The appellee strongly urges that there is a clear distinction between a contention that a medicine is recommended for the treatment of arthritis and a statement that a medicine will in some cases relieve the pain, swelling and limitation of movement associated with arthritis. We think we do not need to decide whether there is such distinction here as to make permissible the marketing of a product under the second representation which has been found not marketable under the first, because we think it clear beyond any question that the findings of the trial court that the Government had not carried its burden of proving that the Tri-Wonda medicines were not “beneficial in a substantial number of cases in the relief of some symptoms of rheumatoid arthritis, rheumatism and bursitis, such as pain, soreness, the swelling of tissues around the joints, the loss of freedom of motion resulting from pain and soreness accompanying rheumatoid arthritis” was false and misleading is so “against the great preponderance of the credible testimony that it does not reflect or represent *855the truth and right of the case.” Sanders v.
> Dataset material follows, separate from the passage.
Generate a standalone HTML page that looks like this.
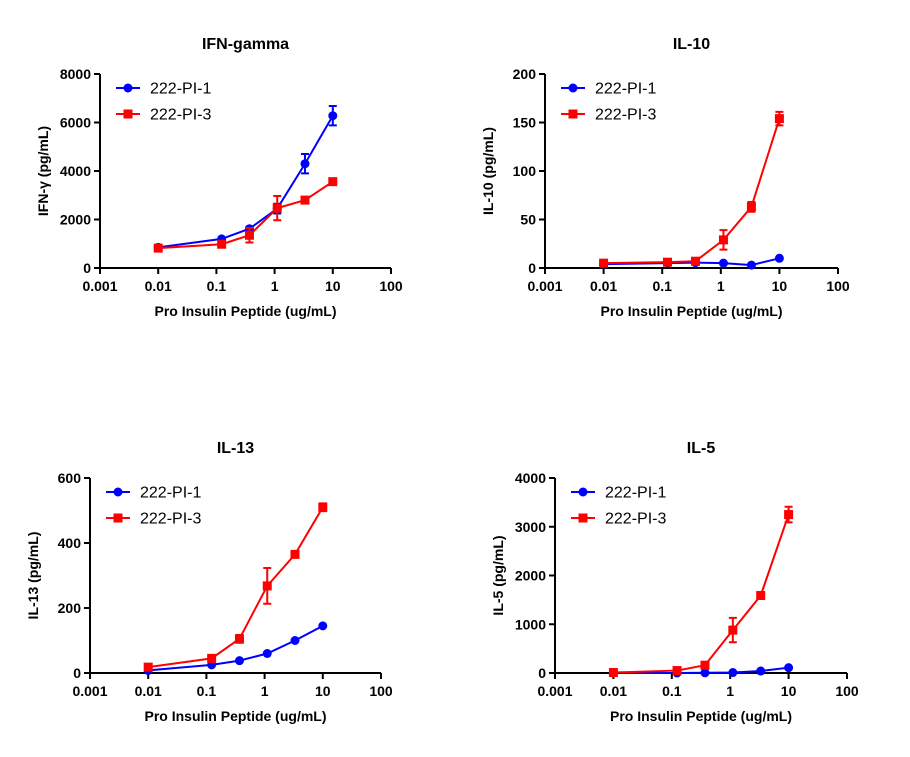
<!DOCTYPE html>
<html><head><meta charset="utf-8"><style>
body{margin:0;background:#fff;}
svg{display:block;font-family:"Liberation Sans",Arial,sans-serif;}
</style></head><body>
<svg id="c" width="910" height="757"></svg>
<script>
const xVals=[0.01,0.123,0.37,1.11,3.33,10];
const xTickLabels=["0.001","0.01","0.1","1","10","100"];
const ifnBlue=[850,1200,1620,2450,4300,6280];
const ifnBlueErr=[80,60,80,200,400,400];
const ifnRed=[820,980,1350,2470,2800,3560];
const ifnRedErr=[60,60,300,500,60,60];
const il10Blue=[4,5,5.5,5,3,10];
const il10BlueErr=[0,0,0,0,0,0];
const il10Red=[5,6,7,29,63,154];
const il10RedErr=[1,1,1,10,5,7];
const il13Blue=[8,25,38,60,100,145];
const il13BlueErr=[0,0,0,0,0,0];
const il13Red=[18,45,105,268,365,510];
const il13RedErr=[3,5,12,55,8,12];
const il5Blue=[0,0,5,10,40,110];
const il5BlueErr=[0,0,0,0,0,0];
const il5Red=[10,50,160,880,1590,3250];
const il5RedErr=[0,0,0,250,30,160];
const ifnTicks=[0,2000,4000,6000,8000];
const il10Ticks=[0,50,100,150,200];
const il13Ticks=[0,200,400,600];
const il5Ticks=[0,1000,2000,3000,4000];

const NS="http://www.w3.org/2000/svg";
const svg=document.getElementById('c');
function mk(tag,attrs,parent,name){const e=document.createElementNS(NS,tag);for(const k in attrs)e.setAttribute(k,attrs[k]);


(parent||svg).appendChild(e);return e;}

function panel(p){
  const g=mk('g',{},svg,p.name);
  const xs=v=>p.x0+(Math.log10(v)+3)/5*(p.x1-p.x0);
  const ymax=p.ticks[p.ticks.length-1];
  const ys=v=>p.yb-v/ymax*(p.yb-p.yt);
  const t=mk('text',{x:(p.x0+p.x1)/2,y:p.yt-25,'text-anchor':'middle','font-size':16,'font-weight':'bold'},g,'chart-title');t.textContent=p.title;
  mk('line',{x1:p.x0,y1:p.yt,x2:p.x0,y2:p.yb+1,stroke:'#000','stroke-width':2},g,'y-axis');
  mk('line',{x1:p.x0-1,y1:p.yb,x2:p.x1,y2:p.yb,stroke:'#000','stroke-width':2},g,'x-axis');
  p.ticks.forEach(v=>{
    mk('line',{x1:p.x0-6,y1:ys(v),x2:p.x0,y2:ys(v),stroke:'#000','stroke-width':2},g,'y-tick');
    const l=mk('text',{x:p.x0-9,y:ys(v)+5,'text-anchor':'end','font-size':14,'font-weight':'bold'},g,'y-tick-label');l.textContent=v;
  });
  xTickLabels.forEach(s=>{
    const x=xs(parseFloat(s));
    mk('line',{x1:x,y1:p.yb,x2:x,y2:p.yb+6,stroke:'#000','stroke-width':2},g,'x-tick');
    const l=mk('text',{x:x,y:p.yb+23,'text-anchor':'middle','font-size':14,'font-weight':'bold'},g,'x-tick-label');l.textContent=s;
  });
  const xt=mk('text',{x:(p.x0+p.x1)/2,y:p.yb+48,'text-anchor':'middle','font-size':14,'font-weight':'bold'},g,'x-axis-title');xt.textContent='Pro Insulin Peptide (ug/mL)';
  const cy=(p.yt+p.yb)/2;
  const yt=mk('text',{x:p.x0-52,y:cy,'text-anchor':'middle','font-size':14,'font-weight':'bold',transform:`rotate(-90 ${p.x0-52} ${cy})`},g,'y-axis-title');yt.textContent=p.ylabel;
  const series=[[p.blue,p.blueErr,'#0000ff','circle','222-PI-1'],[p.red,p.redErr,'#ff0000','square','222-PI-3']];
  series.forEach(([vals,err,col,shape,lab],si)=>{
    const sg=mk('g',{},g,'series-'+lab);
    const pts=vals.map((v,i)=>xs(xVals[i])+','+ys(v)).join(' ');
    mk('polyline',{points:pts,fill:'none',stroke:col,'stroke-width':2},sg,'series-line');
    vals.forEach((v,i)=>{
      const x=xs(xVals[i]);
      if(err[i]>0){
        const a=ys(v+err[i]),b=ys(v-err[i]);
        mk('path',{d:`M${x},${a}V${b}M${x-4},${a}H${x+4}M${x-4},${b}H${x+4}`,stroke:col,'stroke-width':2,fill:'none'},sg,'error-bar');
      }
      if(shape==='circle')mk('circle',{cx:x,cy:ys(v),r:4.5,fill:col},sg,'data-point');
      else mk('rect',{x:x-4.5,y:ys(v)-4.5,width:9,height:9,fill:col},sg,'data-point');
    });
    const ly=p.yt+14+si*26,lx=p.x0+16;
    mk('line',{x1:lx,y1:ly,x2:lx+24,y2:ly,stroke:col,'stroke-width':2},g,'legend-line');
    if(shape==='circle')mk('circle',{cx:lx+12,cy:ly,r:4.5,fill:col},g,'legend-marker');
    else mk('rect',{x:lx+7.5,y:ly-4.5,width:9,height:9,fill:col},g,'legend-marker');
    const lt=mk('text',{x:lx+34,y:ly+5.5,'font-size':16},g,'legend-entry');lt.textContent=lab;
  });
}
panel({name:'ifn-gamma-chart',title:'IFN-gamma',ylabel:'IFN-γ (pg/mL)',x0:100,x1:391,yt:74,yb:268,ticks:ifnTicks,blue:ifnBlue,blueErr:ifnBlueErr,red:ifnRed,redErr:ifnRedErr});
panel({name:'il10-chart',title:'IL-10',ylabel:'IL-10 (pg/mL)',x0:545,x1:838,yt:74,yb:268,ticks:il10Ticks,blue:il10Blue,blueErr:il10BlueErr,red:il10Red,redErr:il10RedErr});
panel({name:'il13-chart',title:'IL-13',ylabel:'IL-13 (pg/mL)',x0:90,x1:381,yt:478,yb:673,ticks:il13Ticks,blue:il13Blue,blueErr:il13BlueErr,red:il13Red,redErr:il13RedErr});
panel({name:'il5-chart',title:'IL-5',ylabel:'IL-5 (pg/mL)',x0:555,x1:847,yt:478,yb:673,ticks:il5Ticks,blue:il5Blue,blueErr:il5BlueErr,red:il5Red,redErr:il5RedErr});
</script>
</body></html>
Leech, 5 Cir., 158 F.2d 486, 487.

We do not need to question the credibility of any of the witnesses. We assume that the trial court credited each of the appellee’s witnesses with telling the truth. This does not, however, add any weight to testimony which, because of demonstrated lack of opportunity properly to base opinion, relegated such testimony to the class mentioned by this Court in the Hoxsey case as being contrary “to all accepted scientific knowledge” and, therefore, not substantial.

On the entire evidence we are left “with the definite and firm conviction that a mistake has been committed.” United States v. United States Gypsum Co., 333 U.S. 364, 395, 68 S.Ct. 525, 542, 92 L.Ed. 746. The overwhelming weight of the evidence requires a conclusion that the representation that these medicines may relieve the pain or swelling or affect the limitation of movement accompanying rheumatoid arthritis is false and misleading.

The trial court should, upon such evidence, have granted the injunction as prayed for and the court’s failure to do so, as stated by us in the Hoxsey case, “evidences an abuse of discretion.”

Reversed and Remanded for further proceedings not inconsistent with this opinion.

. Tri-Wonda No. 1 is a combination of dilute hydrochloric and dilute and nitric acids with traces of tartaric and acetic acids. Tri-Wonda No. 2, which is a combination of cream of tartar, senna, sulphur, and phenolphthalein, is a mild laxative. Tri-Wonda No. 3 consists of fluid extract of Jamaica dogwood, thiamin hydrochloride (Vitamin Bl) and wild cherry flavoring dissolved in 44% alcohol.

. The circumstances under which these tests were given so far lacked the normal controls recognized even by these witnesses as proper to an objective ascertainment of the worth of a new drug that they cannot really be called “clinical tests.”